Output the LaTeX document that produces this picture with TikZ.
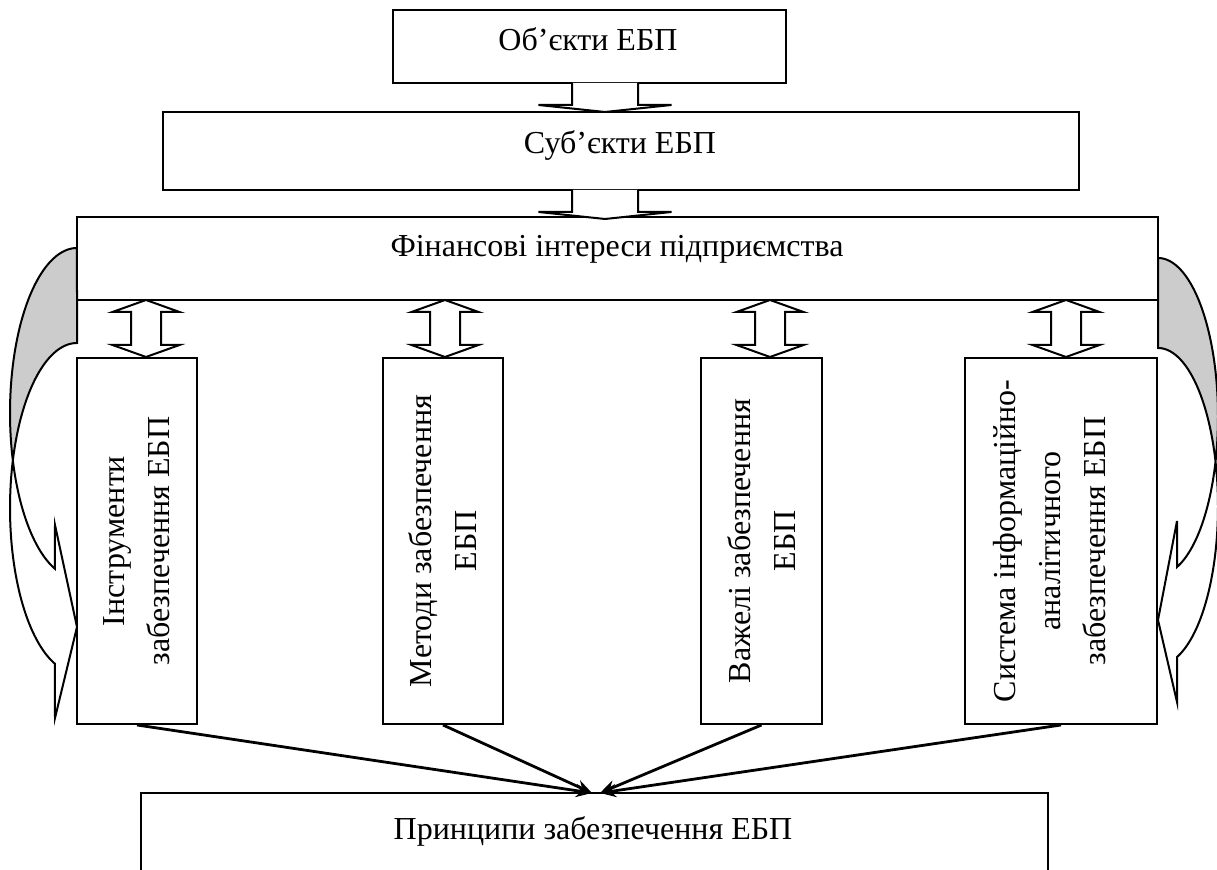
\documentclass[tikz,border=0pt]{standalone}
\usepackage{fontspec}
\setmainfont{Liberation Serif}
\usetikzlibrary{arrows.meta}
\begin{document}
\begin{tikzpicture}[x=0.5pt,y=-0.5pt,
  box/.style={draw, line width=1pt, rectangle, inner sep=0pt},
  txt/.style={font=\fontsize{16}{22.5}\selectfont, inner sep=0pt},
  vtxt/.style={txt, rotate=90, align=center},
  blockar/.style={draw, line width=1pt, fill=white, line join=miter},
  curvar/.style={draw, line width=1pt, line join=miter},
  backside/.style={fill=black!20},
  conn/.style={line width=1.4pt, -{Stealth[length=8pt,width=6.5pt]}},
  dblarr/.pic={\draw[blockar] (0,0) -- (33.5,12) -- (15,12) -- (15,45) -- (33.5,45) -- (0,57) -- (-33.5,45) -- (-15,45) -- (-15,12) -- (-33.5,12) -- cycle;},
  downarr/.pic={\draw[blockar] (-33,0) -- (-33,22) -- (-66.5,22) -- (0,29) -- (66.5,22) -- (33,22) -- (33,0);}
]
\useasboundingbox (0,0) rectangle (1217,870);
\clip (0,0) rectangle (1217,870);
\fill[white] (0,0) rectangle (1217,870);

% curved arrows (left and right)
\fill[backside] plot[domain=90:-16.7, samples=50] ({77-67*cos(\x)},{413-165*sin(\x)})
  -- plot[domain=16.7:90, samples=50] ({77-67*cos(\x)},{508-165*sin(\x)}) -- cycle;
\draw[curvar] plot[domain=90:-70.8, samples=80] ({77-67*cos(\x)},{508-165*sin(\x)})
  -- (55,718) -- (77,627) -- (55,525)
  -- plot[domain=-70.8:90, samples=80] ({77-67*cos(\x)},{413-165*sin(\x)}) -- cycle;

\fill[backside] plot[domain=90:-16.5, samples=50] ({1158+60*cos(\x)},{416.6-158.6*sin(\x)})
  -- plot[domain=16.5:90, samples=50] ({1158+60*cos(\x)},{506.6-158.6*sin(\x)}) -- cycle;
\draw[curvar] plot[domain=90:-71.5, samples=80] ({1158+60*cos(\x)},{506.6-158.6*sin(\x)})
  -- (1177,702) -- (1158,620) -- (1177,521)
  -- plot[domain=-71.5:90, samples=80] ({1158+60*cos(\x)},{416.6-158.6*sin(\x)}) -- cycle;

% boxes
\node[box, minimum width=196.5pt, minimum height=36.5pt] (obj) at (589.5,46.5) {};
\node[txt, anchor=base] (objt) at (588,51) {Об’єкти ЕБП};

\node[box, minimum width=458pt, minimum height=39pt] (subj) at (621,151) {};
\node[txt, anchor=base] (subjt) at (620,154) {Суб’єкти ЕБП};

\node[box, minimum width=540.5pt, minimum height=41.5pt] (fin) at (617.5,258.5) {};
\node[txt, anchor=base] (fint) at (617,257) {Фінансові інтереси підприємства};

\node[box, minimum width=60pt, minimum height=183pt] (b1) at (137,541) {};
\node[box, minimum width=60pt, minimum height=183pt] (b2) at (443,541) {};
\node[box, minimum width=60.5pt, minimum height=183pt] (b3) at (761.5,541) {};
\node[box, minimum width=96pt, minimum height=183pt] (b4) at (1061,541) {};

\node[vtxt] (b1t) at (137,541) {Інструменти\\забезпечення ЕБП};
\node[vtxt] (b2t) at (443,541) {Методи забезпечення\\ЕБП};
\node[vtxt] (b3t) at (762,541) {Важелі забезпечення\\ЕБП};
\node[vtxt] (b4t) at (1050,541) {Система інформаційно-\\аналітичного\\забезпечення ЕБП};

\node[box, minimum width=453.5pt, minimum height=60pt] (bot) at (594.5,853) {};
\node[txt, anchor=base] (bott) at (593,840) {Принципи забезпечення ЕБП};

% block arrows
\pic at (605,83) {downarr};
\pic at (605,190) {downarr};
\pic at (146,300) {dblarr};
\pic at (445,300) {dblarr};
\pic at (770,300) {dblarr};
\pic at (1066,300) {dblarr};

% connectors
\coordinate (pL) at (592,793);
\coordinate (pR) at (600,793);
\draw[conn] (b1.south) -- (pL);
\draw[conn] (b2.south) -- (pL);
\draw[conn] (b3.south) -- (pR);
\draw[conn] (b4.south) -- (pR);
\end{tikzpicture}
\end{document}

● **AIM OF THE TASK**:
Leave the pictures out, and print every line of the listing exactly as written.

● **TASK SOLUTION**:
Output the LaTeX document that produces this picture with TikZ.
\documentclass[tikz,border=0pt]{standalone}
\usepackage{fontspec}
\setmainfont{Liberation Serif}
\usetikzlibrary{arrows.meta}
\begin{document}
\begin{tikzpicture}[x=0.5pt,y=-0.5pt,
  box/.style={draw, line width=1pt, rectangle, inner sep=0pt},
  txt/.style={font=\fontsize{16}{22.5}\selectfont, inner sep=0pt},
  vtxt/.style={txt, rotate=90, align=center},
  blockar/.style={draw, line width=1pt, fill=white, line join=miter},
  curvar/.style={draw, line width=1pt, line join=miter},
  backside/.style={fill=black!20},
  conn/.style={line width=1.4pt, -{Stealth[length=8pt,width=6.5pt]}},
  dblarr/.pic={\draw[blockar] (0,0) -- (33.5,12) -- (15,12) -- (15,45) -- (33.5,45) -- (0,57) -- (-33.5,45) -- (-15,45) -- (-15,12) -- (-33.5,12) -- cycle;},
  downarr/.pic={\draw[blockar] (-33,0) -- (-33,22) -- (-66.5,22) -- (0,29) -- (66.5,22) -- (33,22) -- (33,0);}
]
\useasboundingbox (0,0) rectangle (1217,870);
\clip (0,0) rectangle (1217,870);
\fill[white] (0,0) rectangle (1217,870);

% curved arrows (left and right)
\fill[backside] plot[domain=90:-16.7, samples=50] ({77-67*cos(\x)},{413-165*sin(\x)})
  -- plot[domain=16.7:90, samples=50] ({77-67*cos(\x)},{508-165*sin(\x)}) -- cycle;
\draw[curvar] plot[domain=90:-70.8, samples=80] ({77-67*cos(\x)},{508-165*sin(\x)})
  -- (55,718) -- (77,627) -- (55,525)
  -- plot[domain=-70.8:90, samples=80] ({77-67*cos(\x)},{413-165*sin(\x)}) -- cycle;

\fill[backside] plot[domain=90:-16.5, samples=50] ({1158+60*cos(\x)},{416.6-158.6*sin(\x)})
  -- plot[domain=16.5:90, samples=50] ({1158+60*cos(\x)},{506.6-158.6*sin(\x)}) -- cycle;
\draw[curvar] plot[domain=90:-71.5, samples=80] ({1158+60*cos(\x)},{506.6-158.6*sin(\x)})
  -- (1177,702) -- (1158,620) -- (1177,521)
  -- plot[domain=-71.5:90, samples=80] ({1158+60*cos(\x)},{416.6-158.6*sin(\x)}) -- cycle;

% boxes
\node[box, minimum width=196.5pt, minimum height=36.5pt] (obj) at (589.5,46.5) {};
\node[txt, anchor=base] (objt) at (588,51) {Об’єкти ЕБП};

\node[box, minimum width=458pt, minimum height=39pt] (subj) at (621,151) {};
\node[txt, anchor=base] (subjt) at (620,154) {Суб’єкти ЕБП};

\node[box, minimum width=540.5pt, minimum height=41.5pt] (fin) at (617.5,258.5) {};
\node[txt, anchor=base] (fint) at (617,257) {Фінансові інтереси підприємства};

\node[box, minimum width=60pt, minimum height=183pt] (b1) at (137,541) {};
\node[box, minimum width=60pt, minimum height=183pt] (b2) at (443,541) {};
\node[box, minimum width=60.5pt, minimum height=183pt] (b3) at (761.5,541) {};
\node[box, minimum width=96pt, minimum height=183pt] (b4) at (1061,541) {};

\node[vtxt] (b1t) at (137,541) {Інструменти\\забезпечення ЕБП};
\node[vtxt] (b2t) at (443,541) {Методи забезпечення\\ЕБП};
\node[vtxt] (b3t) at (762,541) {Важелі забезпечення\\ЕБП};
\node[vtxt] (b4t) at (1050,541) {Система інформаційно-\\аналітичного\\забезпечення ЕБП};

\node[box, minimum width=453.5pt, minimum height=60pt] (bot) at (594.5,853) {};
\node[txt, anchor=base] (bott) at (593,840) {Принципи забезпечення ЕБП};

% block arrows
\pic at (605,83) {downarr};
\pic at (605,190) {downarr};
\pic at (146,300) {dblarr};
\pic at (445,300) {dblarr};
\pic at (770,300) {dblarr};
\pic at (1066,300) {dblarr};

% connectors
\coordinate (pL) at (592,793);
\coordinate (pR) at (600,793);
\draw[conn] (b1.south) -- (pL);
\draw[conn] (b2.south) -- (pL);
\draw[conn] (b3.south) -- (pR);
\draw[conn] (b4.south) -- (pR);
\end{tikzpicture}
\end{document}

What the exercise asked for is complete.